Quoi qu'il en soit, cette solution semble s'inscrire harmonieusement dans les règles qui guident le plus souvent la preuve quand un litige s'élève au sujet de contrats spéciaux. Ainsi, l'absence de contrat de travail écrit suffit à obtenir la requalification en contrat de travail à durée indéterminée (6). De la même manière, s'agissant d'une "requalification-sanction", seul le salarié peut demander que cette sanction intervienne. On le sent bien, cette solution s'inscrit donc dans une optique générale suivant laquelle le juge se pose, en matière de travail précaire, comme protecteur des intérêts des salariés.
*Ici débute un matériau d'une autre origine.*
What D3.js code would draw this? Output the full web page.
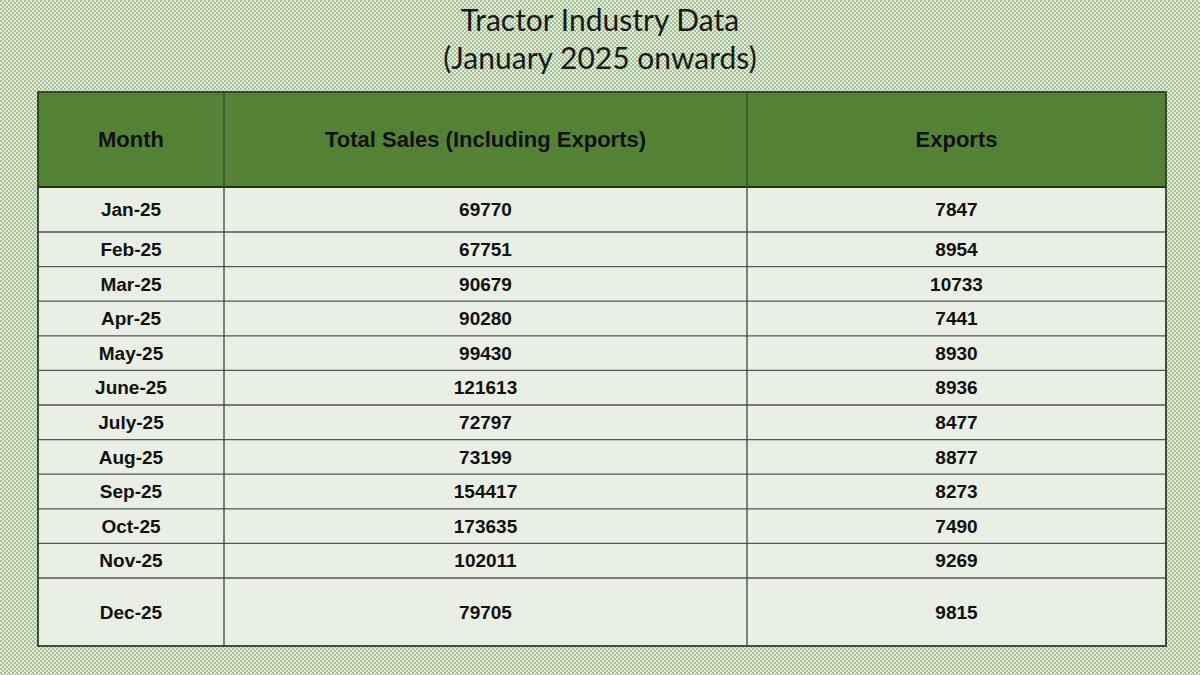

(1) Cass. soc., 18 janvier 1995, n° 90-46.031, Société à responsabilité limitée Asgarde c/ M. Ezzedine Yacoubi, inédit (N° Lexbase : A2174AGM). V., également, Cass. soc., 9 avril 1996, n° 92-43.458, M. Thibault c/ Mme Fildier, ès qualités de liquidateur amiable de la Société Icad, publié (N° Lexbase : A2000AAC).
(2) Cass. soc., 21 janvier 2004, n° 03-42.754, Société Sovab c/ M. Ahmet Akin, FS-P+B+R+I (N° Lexbase : A8845DAT) et les obs. de Ch. Radé, Abus d'intérim : attention à la requalification !, Lexbase Hebdo n° 105 du 29 janvier 2004 - édition sociale (N° Lexbase : N0307ABY) ; Dr. soc. 2004, p. 892, obs. Cl. Roy-Loustaunau ; RJS 2004, p. 243, n° 352.
(3) V. l'article 5.1.2 de la circulaire de la DRT n° 90-18 du 30 octobre 1990 (N° Lexbase : L2859AIQ).
(4) V. J. Pélissier, Existe-t-il un principe de faveur en droit du travail, Mélanges dédiés à M. Despax, p. 289.
(5) V. Cass. soc., 23 février 2005, n° 02-44.098, M. Rejeb Farh c/ Société Spie Batignolles Sud-Est, FS-P+B+R+I (N° Lexbase : A8599DGL) et les obs. de S. Martin-Cuenot, Admission limitative de la requalification : deux illustrations en matière de contrat de travail temporaire, Lexbase Hebdo n° 158 du 10 mars 2005 - édition sociale (N° Lexbase : N4892ABS). V., également, pour l'absence d'une mention obligatoire n'emportant pas la requalification en raison de l'absence de renvoi au texte par l'article L. 124-7, alinéa 2 ; Cass. soc., 19 juin 2002, n° 00-41.354, M. Georges Ambiehl c/ Société Eurolabor, FS-P+B (N° Lexbase : A9585AYN) et les obs. de S. Koleck-Desautel, Travail temporaire : rappel des règles relatives à la requalification du contrat en CDI, Lexbase Hebdo n° 30 du 4 juillet 2002 - édition sociale (N° Lexbase : N3353AAG).
(6) Cass. soc., 7 mars 2000, n° 97-41.463, M. Beleknaoui c/ Société Groupe Elan travail temporaire, publié (N° Lexbase : A6361AGP).
Décision

Cass. soc., 28 novembre 2007, n° 06-44.843, M. Djamel Yahiaoui, FS-P+B (N° Lexbase : A0477D33)

Cassation (CA Nancy, chambre sociale, 20 juin 2006)

Textes visés : C. trav., art. L. 124-2 (N° Lexbase : L5598ACC) et L. 124-2-1 (N° Lexbase : L9584GQZ) ; C. civ., art. 1315 (N° Lexbase : L1426ABG)

Mots-clés : contrat de travail temporaire ; preuve du motif de recours ; requalification.